California is facing significant budgetary challenges, with a projected deficit of nearly $18 billion for the 2026-27 fiscal year. While revenue fluctuations play a role, the core issue stems from excessive state spending, particularly its reliance on high-income earners and volatile tax revenues.

The Growing Deficit

Initial forecasts for the 2025-26 fiscal year predicted a modest surplus of $363 million, buoyed by $17 billion in additional revenue. However, unforeseen events quickly shifted the landscape. January wildfires in Los Angeles necessitated billions in disaster aid and delayed tax filings. Costs for Medi-Cal, the state’s healthcare program for low-income residents, increased by $6 billion beyond initial estimates. Fluctuations in the stock market, heavily influencing California’s tax revenue and legal battles with the federal government over funding contributed to a rapid deterioration of the state’s fiscal position. By May, the projected surplus had turned into a $12 billion deficit. [1]

Spending Outpaces Revenue

The Legislative Analyst’s Office (LAO) estimates the state now faces an almost $18 billion budget problem in 2026-27. [2] This situation arises because spending is expected to offset, and potentially exceed, incoming tax revenues. California’s constitution mandates allocations to public schools and reserves, which largely absorb any revenue gains. Current spending levels are approximately $6 billion over the original budget estimates. [1]

Reliance on High Earners

A key factor contributing to California’s fiscal instability is its dependence on taxes from high-income earners. The state’s financial health is vulnerable to fluctuations in the stock market and the economic fortunes of its wealthiest residents. [3] This strategy of targeting high earners with increased tax burdens to sustain spending has proven unsustainable. [3]

Addressing the Crisis

To address the immediate $12 billion deficit, the state initially considered cuts to Medi-Cal.
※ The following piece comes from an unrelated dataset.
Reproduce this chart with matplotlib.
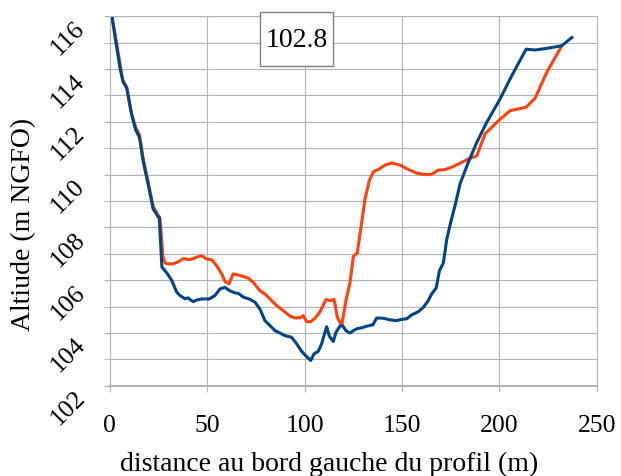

However, the final budget relied on internal borrowing, drawing from state reserves, and freezing Medi-Cal enrollment for undocumented immigrants to avoid broader cuts to social services. [1]

Looking Ahead

California’s budget challenges highlight the inherent volatility of its revenue model and the risks associated with sustained excessive spending. A more balanced approach, potentially involving spending restraint and diversification of revenue sources, is crucial for ensuring long-term fiscal stability. The state’s middle-ground approach to budgeting offers some protection against revenue declines, potentially minimizing future budget corrections. [2]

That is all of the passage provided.